I know, I know — this is the most cliched new year advice in the world, but for the past few years I've started doing Yoga with Adriene's 30 Day Yoga Journey and it's been amazing for me. Working out is hard (especially if you're not a fan, like me) and this is an easy way for me to get into a routine without too much effort since I can do it at home anytime I want. Plus, because she's been doing these for a few years, I start a old video series in February and it keeps me on track for a few months. It apparently takes about two weeks to start a habit so why not incorporate something into your daily routine now? It doesn't have to be a major shift (sometimes that whole "resolution" concept feels daunting!), but doing something (however small!) new on a daily basis will give you a nice little focus for upcoming gloomy month.  



Last year after Christmas, I decided I was going to leave up the lights all year 'round. I'd decorated my bookshelves and windows with them and I knew that taking them down was one of the hardest bits of post-Christmas de-decorating because it meant a lot of the light would be taken out of the room. Keeping up lights always seemed too college-dorm-room to me, but once I decided to embrace them, it was kinda awesome. I generally don't use them much in the warmer months, but they keep my place feeling cozy and hygge-like all winter long. Lights might not be your thing, but try to do something at home that'll keep you feeling cozy and uplifted throughout the darkest months of the year. Even a little thing can have a big impact on your mood!
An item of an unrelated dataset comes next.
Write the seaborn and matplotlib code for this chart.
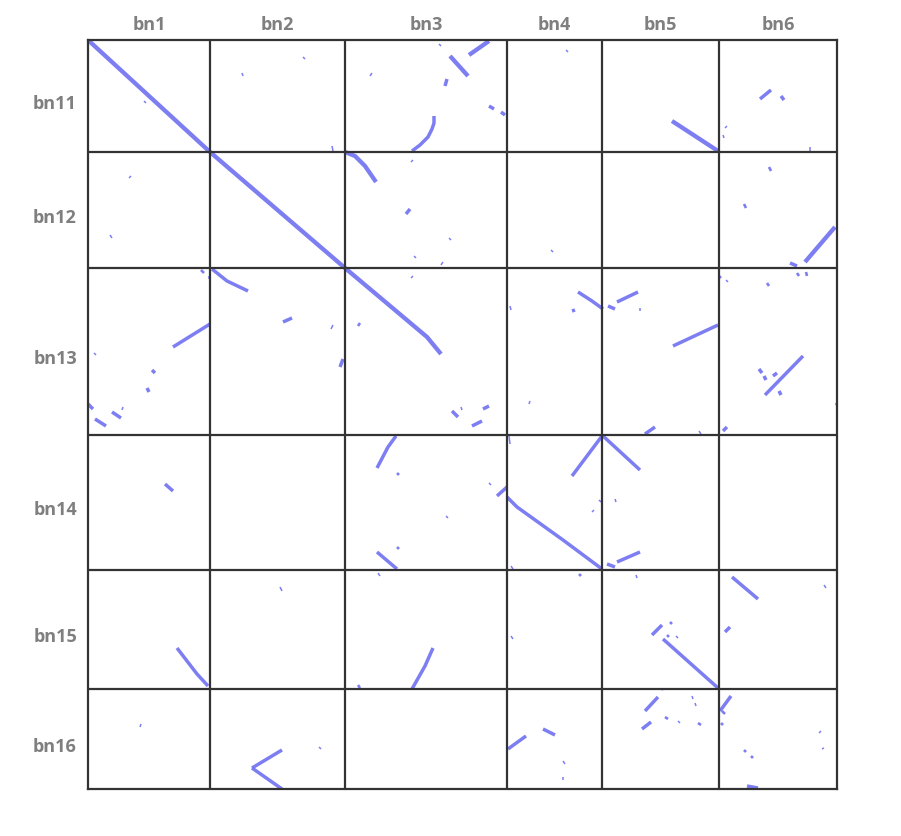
import numpy as np
import pandas as pd
import matplotlib
matplotlib.use("Agg")
import matplotlib.pyplot as plt
import matplotlib.transforms as mtransforms
import seaborn as sns

# chromosome names and lengths (Mb) on each axis
x_chroms = ["bn1", "bn2", "bn3", "bn4", "bn5", "bn6"]
x_lengths = [122, 135, 162, 95, 117, 118]
y_chroms = ["bn11", "bn12", "bn13", "bn14", "bn15", "bn16"]
y_lengths = [112, 116, 167, 135, 119, 100]

# syntenic hits per query chromosome: (target chrom, weight, [(x, y) local positions])
hits_bn11 = [
    ("bn1", 4, [(0, 0), (122, 112)]),
    ("bn1", 1, [(56, 61), (58, 63)]),
    ("bn2", 1, [(32, 33), (33, 36)]),
    ("bn2", 1, [(93, 17), (95, 19)]),
    ("bn2", 1, [(122, 106), (123, 111)]),
    ("bn3", 1, [(25, 36), (27, 33)]),
    ("bn3", 3, [(67, 111), (75, 105), (83, 97), (87, 89), (89, 83), (89, 76)]),
    ("bn3", 3, [(100, 46), (102, 39)]),
    ("bn3", 1, [(94, 4), (96, 6)]),
    ("bn3", 4, [(105, 16), (123, 36)]),
    ("bn3", 4, [(124, 15), (144, 1)]),
    ("bn3", 3, [(144, 66), (149, 69)]),
    ("bn3", 3, [(156, 72), (160, 75)]),
    ("bn4", 1, [(59, 10), (61, 12)]),
    ("bn5", 4, [(70, 81), (116, 111)]),
    ("bn6", 3, [(41, 59), (52, 50)]),
    ("bn6", 3, [(62, 56), (65, 60)]),
    ("bn6", 1, [(6, 88), (8, 86)]),
    ("bn6", 1, [(4, 95), (5, 98)]),
    ("bn6", 1, [(91, 107), (91, 111)]),
]
hits_bn12 = [
    ("bn1", 1, [(41, 26), (43, 24)]),
    ("bn1", 1, [(22, 83), (24, 86)]),
    ("bn2", 4, [(0, 0), (135, 116)]),
    ("bn3", 4, [(0, 0), (10, 4), (20, 14), (31, 30)]),
    ("bn3", 3, [(61, 62), (65, 57)]),
    ("bn3", 1, [(66, 10), (68, 8)]),
    ("bn3", 1, [(104, 86), (106, 88)]),
    ("bn3", 1, [(69, 104), (71, 106)]),
    ("bn3", 1, [(96, 113), (98, 110)]),
    ("bn4", 1, [(44, 98), (46, 100)]),
    ("bn6", 2, [(50, 15), (52, 19)]),
    ("bn6", 2, [(25, 52), (27, 56)]),
    ("bn6", 4, [(86, 110), (116, 75)]),
    ("bn6", 3, [(71, 111), (78, 114)]),
]
hits_bn13 = [
    ("bn1", 3, [(85, 79), (122, 56)]),
    ("bn1", 3, [(64, 102), (67, 105)]),
    ("bn1", 3, [(59, 120), (61, 124)]),
    ("bn1", 3, [(0, 136), (5, 141)]),
    ("bn1", 3, [(7, 151), (18, 158)]),
    ("bn1", 3, [(24, 144), (33, 150)]),
    ("bn1", 1, [(34, 142), (35, 139)]),
    ("bn1", 2, [(113, 2), (116, 5)]),
    ("bn1", 1, [(121, 8), (121, 11)]),
    ("bn1", 1, [(6, 85), (8, 87)]),
    ("bn2", 3, [(2, 1), (17, 13), (38, 23)]),
    ("bn2", 3, [(73, 54), (82, 50)]),
    ("bn2", 1, [(121, 61), (123, 57)]),
    ("bn2", 3, [(130, 99), (133, 91)]),
    ("bn3", 4, [(0, 0), (82, 69), (96, 86)]),
    ("bn3", 2, [(13, 58), (15, 55)]),
    ("bn3", 1, [(66, 10), (68, 8)]),
    ("bn3", 3, [(107, 143), (113, 149)]),
    ("bn3", 3, [(127, 158), (137, 153)]),
    ("bn3", 3, [(138, 141), (144, 138)]),
    ("bn3", 1, [(116, 139), (117, 142)]),
    ("bn4", 3, [(71, 24), (85, 33), (96, 41)]),
    ("bn4", 3, [(65, 43), (68, 42)]),
    ("bn4", 1, [(3, 38), (4, 42)]),
    ("bn4", 1, [(22, 136), (23, 133)]),
    ("bn5", 3, [(6, 38), (13, 41)]),
    ("bn5", 3, [(15, 34), (36, 24)]),
    ("bn5", 1, [(38, 40), (38, 43)]),
    ("bn5", 3, [(71, 78), (116, 57)]),
    ("bn5", 3, [(43, 166), (53, 159)]),
    ("bn5", 1, [(97, 163), (99, 166)]),
    ("bn6", 2, [(0, 8), (2, 10)]),
    ("bn6", 1, [(7, 12), (9, 14)]),
    ("bn6", 2, [(48, 15), (50, 18)]),
    ("bn6", 3, [(46, 127), (84, 88)]),
    ("bn6", 3, [(40, 101), (43, 105)]),
    ("bn6", 3, [(45, 108), (47, 112)]),
    ("bn6", 3, [(54, 108), (58, 105)]),
    ("bn6", 3, [(60, 123), (62, 127)]),
    ("bn6", 3, [(4, 163), (8, 159)]),
    ("bn6", 2, [(117, 135), (118, 137)]),
    ("bn6", 2, [(78, 5), (80, 8)]),
    ("bn6", 2, [(87, 4), (88, 8)]),
]
hits_bn14 = [
    ("bn1", 3, [(77, 49), (85, 56)]),
    ("bn3", 3, [(32, 33), (43, 12), (51, 1)]),
    ("bn3", 2, [(52, 38), (54, 40)]),
    ("bn3", 1, [(101, 81), (103, 83)]),
    ("bn3", 3, [(32, 117), (52, 134)]),
    ("bn3", 2, [(52, 112), (54, 114)]),
    ("bn3", 1, [(144, 48), (146, 50)]),
    ("bn3", 3, [(152, 61), (162, 52)]),
    ("bn4", 3, [(0, 62), (10, 72), (56, 105), (95, 134)]),
    ("bn4", 3, [(65, 41), (95, 1)]),
    ("bn4", 1, [(2, 1), (3, 9)]),
    ("bn4", 1, [(92, 65), (94, 67)]),
    ("bn4", 1, [(85, 77), (87, 75)]),
    ("bn4", 1, [(4, 131), (6, 134)]),
    ("bn5", 3, [(1, 1), (38, 35)]),
    ("bn5", 1, [(13, 64), (14, 67)]),
    ("bn5", 3, [(5, 129), (13, 132)]),
    ("bn5", 3, [(15, 127), (38, 117)]),
    ("bn6", 1, [(118, 43), (118, 46)]),
]
hits_bn15 = [
    ("bn1", 3, [(89, 78), (109, 104), (120, 116)]),
    ("bn2", 1, [(70, 17), (72, 21)]),
    ("bn3", 3, [(67, 119), (80, 96), (88, 78)]),
    ("bn3", 2, [(13, 115), (15, 118)]),
    ("bn3", 1, [(33, 3), (35, 6)]),
    ("bn4", 2, [(72, 4), (74, 6)]),
    ("bn4", 1, [(4, 66), (6, 69)]),
    ("bn5", 3, [(61, 69), (116, 118)]),
    ("bn5", 3, [(50, 65), (60, 55)]),
    ("bn5", 2, [(68, 52), (70, 54)]),
    ("bn5", 2, [(65, 65), (67, 67)]),
    ("bn5", 1, [(74, 66), (76, 68)]),
    ("bn5", 1, [(34, 5), (35, 8)]),
    ("bn6", 3, [(13, 7), (39, 29)]),
    ("bn6", 3, [(6, 62), (11, 57)]),
    ("bn6", 1, [(105, 15), (107, 18)]),
]
hits_bn16 = [
    ("bn1", 1, [(52, 38), (53, 35)]),
    ("bn2", 3, [(42, 79), (72, 61)]),
    ("bn2", 3, [(42, 79), (72, 100)]),
    ("bn2", 1, [(109, 58), (111, 60)]),
    ("bn4", 3, [(1, 60), (19, 47)]),
    ("bn4", 3, [(36, 40), (48, 46)]),
    ("bn4", 1, [(56, 72), (58, 75)]),
    ("bn4", 1, [(56, 88), (56, 91)]),
    ("bn5", 3, [(43, 22), (56, 8)]),
    ("bn5", 1, [(59, 0), (61, 1)]),
    ("bn5", 3, [(40, 40), (49, 33)]),
    ("bn5", 2, [(63, 28), (66, 30)]),
    ("bn5", 1, [(76, 32), (78, 34)]),
    ("bn5", 1, [(90, 7), (91, 10)]),
    ("bn5", 1, [(93, 14), (94, 17)]),
    ("bn5", 2, [(96, 34), (99, 36)]),
    ("bn6", 3, [(1, 22), (12, 7)]),
    ("bn6", 2, [(3, 22), (6, 25)]),
    ("bn6", 2, [(2, 34), (4, 36)]),
    ("bn6", 2, [(25, 61), (27, 63)]),
    ("bn6", 2, [(32, 67), (34, 69)]),
    ("bn6", 3, [(28, 97), (39, 99)]),
    ("bn6", 1, [(100, 44), (102, 42)]),
    ("bn6", 1, [(103, 60), (105, 59)]),
]

hits = {"bn11": hits_bn11, "bn12": hits_bn12, "bn13": hits_bn13,
        "bn14": hits_bn14, "bn15": hits_bn15, "bn16": hits_bn16}

# genome-wide offsets
x_off = dict(zip(x_chroms, np.concatenate([[0], np.cumsum(x_lengths)[:-1]])))
y_off = dict(zip(y_chroms, np.concatenate([[0], np.cumsum(y_lengths)[:-1]])))
x_total = sum(x_lengths)
y_total = sum(y_lengths)

rows = []
seg = 0
for ychr, blocks in hits.items():
    for xchr, w, pts in blocks:
        for px, py in pts:
            rows.append({"seg": seg, "x": x_off[xchr] + px, "y": y_off[ychr] + py, "w": w})
        seg += 1
df = pd.DataFrame(rows)

sns.set_style("white")
plt.rcParams["font.family"] = ["Open Sans", "DejaVu Sans"]

fig = plt.figure(figsize=(9.01, 8.37), dpi=100)
ax = fig.add_axes([88 / 901, 47 / 837, 749 / 901, 749 / 837])

sns.lineplot(data=df, x="x", y="y", units="seg", estimator=None, sort=False,
             size="w", sizes={1: 1.1, 2: 1.9, 3: 2.5, 4: 3.1},
             color="#7373f2", alpha=0.92, legend=False, ax=ax,
             solid_capstyle="butt")

# chromosome boundaries
grid_col = "#333333"
for b in np.cumsum(x_lengths)[:-1]:
    ax.axvline(b, color=grid_col, lw=1.6, zorder=5)
for b in np.cumsum(y_lengths)[:-1]:
    ax.axhline(b, color=grid_col, lw=1.6, zorder=5)
for s in ax.spines.values():
    s.set_color(grid_col)
    s.set_linewidth(1.6)
    s.set_zorder(5)

ax.set_xlim(0, x_total)
ax.set_ylim(y_total, 0)

x_centers = [x_off[c] + l / 2 for c, l in zip(x_chroms, x_lengths)]
y_centers = [y_off[c] + l / 2 for c, l in zip(y_chroms, y_lengths)]
ax.xaxis.tick_top()
ax.set_xticks(x_centers)
ax.set_xticklabels(x_chroms, fontweight="bold", fontsize=13, color="#7f7f7f")
ax.set_yticks(y_centers)
ax.set_yticklabels(y_chroms, fontweight="bold", fontsize=13, color="#7f7f7f")
ax.tick_params(length=0)
ax.tick_params(axis="x", pad=5)
ax.tick_params(axis="y", pad=8)
ax.set_xlabel("")
ax.set_ylabel("")

# row labels sit a little below the row centre in the original
shift = mtransforms.ScaledTranslation(0, -5 / 100, fig.dpi_scale_trans)
for lab in ax.get_yticklabels():
    lab.set_transform(lab.get_transform() + shift)

fig.savefig("out.png", dpi=100, facecolor="white")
Years ago, I wrote New Year, Same Me: 6 Stay-the-Same Resolutions, and I think about it every year when all of the articles and blog posts on making and keeping new year's resolutions start popping up everywhere. There's always so much focus on what we want to change and what we hope for in the year ahead (or reflections on what happened the year before), and most people don't pause to think about what they want to stay the same in the upcoming months. Resolutions might work for some people, but I personally find them frustratingly ineffective. Since I wrote that post back in 2010, I've found it a lot more useful to think about what worked well in the previous year and direct my focus to creating more of that in my life. Instead of focusing on what you don't want to be (or don't feel you are), try zeroing in on what's working about you and your life, and it's sure to make January a bit more joyful (and perhaps a little less judgmental, too!). 


If you're struggling right now, don't forget: you're not alone. A lot of us have a hard time during this time of year, and the best thing you can do is do what you can to make the most of it. Hopefully these tips will provide some inspiration for the weeks to come, but if you're really feeling down and can't seem to shake the January blues, I highly recommend seeking advice from a professional. Therapy (and light therapy!) can work wonders for the toughest time of the year.